SEC. 6. Section 335 (a) and (b) of the Nationality Act of 1940, as amended (U. S. C.. 1940 edition, title 8, sec. 735 (a) and (b)), is amended to read as follows: "SEC. 335. (a) A person who has petitioned for naturalization shall, before being admitted to citizenship, take an oath in open court

"(1) to support the Constitution of the United States;

"(2) to renounce and abjure absolutely and entirely all allegiance and fidelity to any foreign prince, potentate, state, or sovereignty of who or which the petitioner was before a subject or citizen;

"(3) to support and defend the Constitution and the laws of the United States against all enemies, foreign and domestic;

"(4) to bear true faith and allegiance to the same: Provided, That in the case of the naturalization of a child under the provisions of section 315 or 316 the naturalization court may waive the taking of such oath if in the opinion of the court the child is too young to understand its meaning; and

"(5) if required, to bear arms in support and defense of the United States. "(b) The oath prescribed by subsection (a) of this section which the petitioner for naturalization is required to take shall be in the following form:

"I hereby declare, on oath, that I absolutely and entirely renounce and abjure all allegiance and fidelity to any foreign prince, potentate, state, or sovereignty of whom or which I have heretofore been a subject or citizen; that I will support and defend the Constitution and laws of the United States of America against all enemies, foreign and domestic; that I will bear true faith and allegiance to the same; that, if required, I will bear arms in support and defense of the United States; and that I take this obligation freely without any mental reservation or purpose of evasion. So help me God. In acknowledgement whereof I have hereunto affixed my signature.'

SEC. 7. Section 338 of the Nationality Act of 1940, as amended (U. S. C., 1940 edition, title 8, sec. 738), is amended by adding at the end thereof the following new subsection:

"(h) If any person hereafter naturalized refuses to bear arms in support and defense of the United States, such refusal shall be sufficient in the proper proceeding to authorize the termination of citizenship, and the cancellation of the certificate of naturalization. Such proceeding shall conform, so far as applicable to that prescribed in subsection (a) hereof."

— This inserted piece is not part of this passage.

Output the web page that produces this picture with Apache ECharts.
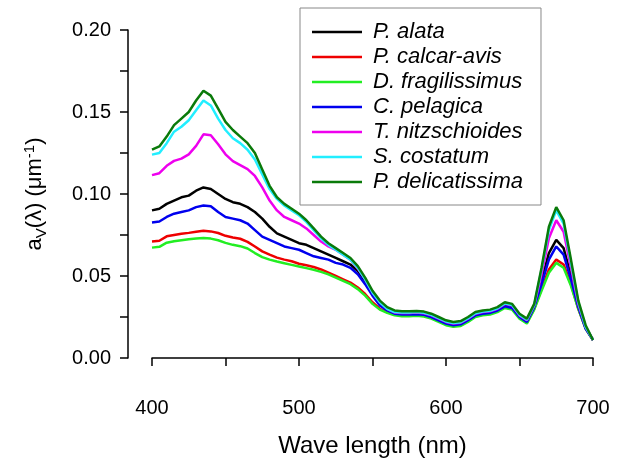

STATEMENT OF HON. JAMES I. DOLLIVER, REPRESENTATIVE IN CONGRESS FROM THE SIXTH DISTRICT OF IOWA

Mr. DOLLIVER. Mr. Chairman, I want to be perfectly frank about this bill. It was introduced by me several months ago at the request of the American Legion, of which I am a member, and in whose activities I have been rather interested for a good long time.

The purpose of the bill is to rectify a situation which has been created by the interpretation of the naturalization laws by the Supreme Court of the United States with respect to the bearing of arms. The intent of the bill is, as I understand it, to make it a prerequisite for citizenship that the alien requesting citizenship shall say that he shall bear arms in defense of the United States if required.

It seems to me that it is a perfectly reasonable requirement, or preliminary statement, that might be made by nearly anyone who has a bona fide intention of being a loyal citizen of the United States.

Now, probably in connection with the hearings on this bill, there will be those appearing who are opposed to the bill on the ground that it makes no provision for those who have a conscientious objection to the participation in wars. It seems to me that objection is taken care of; and if I am mistaken in this assumption on my part, undoubtedly Mr. Shaughnessy in his testimony will correct me.

The statement in the bill is that he will bear arms "if required." Now, of course, always in our selective-service laws, both in this recently closed war and in World War I, provision was made for the exemption of those persons who entertain conscientious objections to participation in armed conflict, and probably the majority of Congress, perhaps, feels that such a provision was wise, and was not against the national interest, to permit such exemptions. I may say there is some difference of opinion on that subject, too.

Mr. GOSSETT. This would not destroy the status of a naturalized citizen to insist that he was a conscientious objector. This is only a condition precedent to one's becoming a naturalized citizen.

Mr. DOLLIVER. That is right. This has no effect on people who are already citizens.

Mr. GOSSETT. Or on those who would become citizens.

I mean, after they become citizens, the fact that they are required to take the oath that they would bear arms would not preclude them from subsequently becoming a conscientious objector.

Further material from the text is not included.